» **What is expected**
Restate each line word for word. Leave out every picture.

-- -- --

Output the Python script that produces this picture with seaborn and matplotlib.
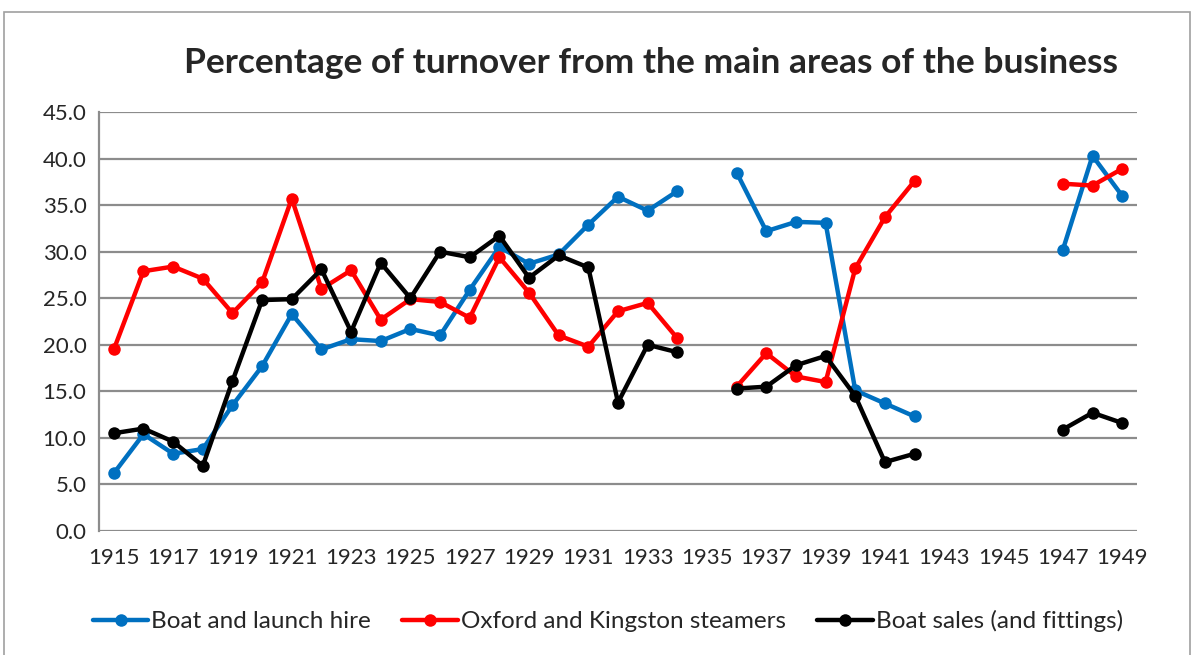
import numpy as np
import pandas as pd
import matplotlib.pyplot as plt
import seaborn as sns
from matplotlib.patches import Rectangle

# =========================
# dados
# =========================
anos = list(range(1915, 1950))

nan = np.nan

boat_hire = [6.2, 10.4, 8.3, 8.8, 13.5, 17.7, 23.3, 19.5, 20.6, 20.4,
             21.7, 21.0, 25.9, 30.5, 28.7, 29.7, 32.9, 35.9, 34.4, 36.5,
             nan, 38.5, 32.2, 33.2, 33.1, 15.1, 13.7, 12.3,
             nan, nan, nan, nan, 30.2, 40.3, 36.0]

steamers = [19.5, 27.9, 28.4, 27.1, 23.4, 26.7, 35.7, 26.0, 28.0, 22.7,
            24.9, 24.6, 22.9, 29.4, 25.6, 21.0, 19.8, 23.6, 24.5, 20.7,
            nan, 15.5, 19.1, 16.6, 16.0, 28.2, 33.7, 37.6,
            nan, nan, nan, nan, 37.3, 37.1, 38.9]

boat_sales = [10.5, 11.0, 9.6, 7.0, 16.1, 24.8, 24.9, 28.1, 21.4, 28.8,
              25.0, 30.0, 29.4, 31.7, 27.2, 29.6, 28.3, 13.8, 20.0, 19.2,
              nan, 15.3, 15.5, 17.8, 18.8, 14.5, 7.4, 8.3,
              nan, nan, nan, nan, 10.9, 12.7, 11.6]

series_names = ["Boat and launch hire", "Oxford and Kingston steamers", "Boat sales (and fittings)"]
cores = ["#0070C0", "#FF0000", "#000000"]

# =========================
# tabela longa, com segmentos para manter as lacunas
# =========================
linhas = []
for nome, valores in zip(series_names, [boat_hire, steamers, boat_sales]):
    seg = 0
    for ano, v in zip(anos, valores):
        if pd.isna(v):
            seg += 1
            continue
        linhas.append({"ano": ano, "valor": v, "serie": nome, "segmento": seg})
df = pd.DataFrame(linhas)

# =========================
# gráfico
# =========================
sns.set_style("white")
plt.rcParams["font.family"] = ["Lato", "DejaVu Sans"]

fig = plt.figure(figsize=(11.94, 6.55), dpi=100)
ax = fig.add_axes([99 / 1194, 1 - 531 / 655, (1137 - 99) / 1194, (531 - 112) / 655])

sns.lineplot(
    data=df,
    x="ano",
    y="valor",
    hue="serie",
    units="segmento",
    estimator=None,
    palette=cores,
    hue_order=series_names,
    marker="o",
    markersize=9,
    markeredgewidth=0,
    linewidth=3.2,
    ax=ax,
    zorder=3,
)

ax.set_xlim(1914.5, 1949.5)
ax.set_ylim(0, 45)
ax.set_yticks(np.arange(0, 46, 5))
ax.set_yticklabels([f"{v:.1f}" for v in np.arange(0, 46, 5)], fontsize=16)
ax.set_xticks(anos[::2])
ax.set_xticklabels([str(a) for a in anos[::2]], fontsize=16)
ax.set_xlabel("")
ax.set_ylabel("")

ax.grid(axis="y", color="#8c8c8c", linewidth=1.6)
ax.set_axisbelow(True)
for lado in ["top", "right", "bottom"]:
    ax.spines[lado].set_visible(False)
ax.spines["left"].set_color("#8c8c8c")
ax.spines["left"].set_linewidth(1.6)
ax.tick_params(axis="y", length=0, pad=9)
ax.tick_params(axis="x", length=0, pad=12)

fig.text(0.545, 0.904, "Percentage of turnover from the main areas of the business",
         ha="center", va="center", fontsize=25.5, fontweight="bold")

handles, labels = ax.get_legend_handles_labels()
ax.legend(handles, labels, loc="center", bbox_to_anchor=(0.49, -0.215),
          ncol=3, frameon=False, fontsize=17.5, handlelength=2.3,
          handletextpad=0.1, columnspacing=1.3)

# moldura externa
fig.patches.append(Rectangle((4 / 1194, -0.05), 1186 / 1194, 1.05 - 12 / 655,
                             transform=fig.transFigure, fill=False,
                             edgecolor="#a0a0a0", linewidth=1.2))

fig.savefig("out.png", dpi=100)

-- -- --

» **Result of this exercise**
Output the Python script that produces this picture with seaborn and matplotlib.
import numpy as np
import pandas as pd
import matplotlib.pyplot as plt
import seaborn as sns
from matplotlib.patches import Rectangle

# =========================
# dados
# =========================
anos = list(range(1915, 1950))

nan = np.nan

boat_hire = [6.2, 10.4, 8.3, 8.8, 13.5, 17.7, 23.3, 19.5, 20.6, 20.4,
             21.7, 21.0, 25.9, 30.5, 28.7, 29.7, 32.9, 35.9, 34.4, 36.5,
             nan, 38.5, 32.2, 33.2, 33.1, 15.1, 13.7, 12.3,
             nan, nan, nan, nan, 30.2, 40.3, 36.0]

steamers = [19.5, 27.9, 28.4, 27.1, 23.4, 26.7, 35.7, 26.0, 28.0, 22.7,
            24.9, 24.6, 22.9, 29.4, 25.6, 21.0, 19.8, 23.6, 24.5, 20.7,
            nan, 15.5, 19.1, 16.6, 16.0, 28.2, 33.7, 37.6,
            nan, nan, nan, nan, 37.3, 37.1, 38.9]

boat_sales = [10.5, 11.0, 9.6, 7.0, 16.1, 24.8, 24.9, 28.1, 21.4, 28.8,
              25.0, 30.0, 29.4, 31.7, 27.2, 29.6, 28.3, 13.8, 20.0, 19.2,
              nan, 15.3, 15.5, 17.8, 18.8, 14.5, 7.4, 8.3,
              nan, nan, nan, nan, 10.9, 12.7, 11.6]

series_names = ["Boat and launch hire", "Oxford and Kingston steamers", "Boat sales (and fittings)"]
cores = ["#0070C0", "#FF0000", "#000000"]

# =========================
# tabela longa, com segmentos para manter as lacunas
# =========================
linhas = []
for nome, valores in zip(series_names, [boat_hire, steamers, boat_sales]):
    seg = 0
    for ano, v in zip(anos, valores):
        if pd.isna(v):
            seg += 1
            continue
        linhas.append({"ano": ano, "valor": v, "serie": nome, "segmento": seg})
df = pd.DataFrame(linhas)

# =========================
# gráfico
# =========================
sns.set_style("white")
plt.rcParams["font.family"] = ["Lato", "DejaVu Sans"]

fig = plt.figure(figsize=(11.94, 6.55), dpi=100)
ax = fig.add_axes([99 / 1194, 1 - 531 / 655, (1137 - 99) / 1194, (531 - 112) / 655])

sns.lineplot(
    data=df,
    x="ano",
    y="valor",
    hue="serie",
    units="segmento",
    estimator=None,
    palette=cores,
    hue_order=series_names,
    marker="o",
    markersize=9,
    markeredgewidth=0,
    linewidth=3.2,
    ax=ax,
    zorder=3,
)

ax.set_xlim(1914.5, 1949.5)
ax.set_ylim(0, 45)
ax.set_yticks(np.arange(0, 46, 5))
ax.set_yticklabels([f"{v:.1f}" for v in np.arange(0, 46, 5)], fontsize=16)
ax.set_xticks(anos[::2])
ax.set_xticklabels([str(a) for a in anos[::2]], fontsize=16)
ax.set_xlabel("")
ax.set_ylabel("")

ax.grid(axis="y", color="#8c8c8c", linewidth=1.6)
ax.set_axisbelow(True)
for lado in ["top", "right", "bottom"]:
    ax.spines[lado].set_visible(False)
ax.spines["left"].set_color("#8c8c8c")
ax.spines["left"].set_linewidth(1.6)
ax.tick_params(axis="y", length=0, pad=9)
ax.tick_params(axis="x", length=0, pad=12)

fig.text(0.545, 0.904, "Percentage of turnover from the main areas of the business",
         ha="center", va="center", fontsize=25.5, fontweight="bold")

handles, labels = ax.get_legend_handles_labels()
ax.legend(handles, labels, loc="center", bbox_to_anchor=(0.49, -0.215),
          ncol=3, frameon=False, fontsize=17.5, handlelength=2.3,
          handletextpad=0.1, columnspacing=1.3)

# moldura externa
fig.patches.append(Rectangle((4 / 1194, -0.05), 1186 / 1194, 1.05 - 12 / 655,
                             transform=fig.transFigure, fill=False,
                             edgecolor="#a0a0a0", linewidth=1.2))

fig.savefig("out.png", dpi=100)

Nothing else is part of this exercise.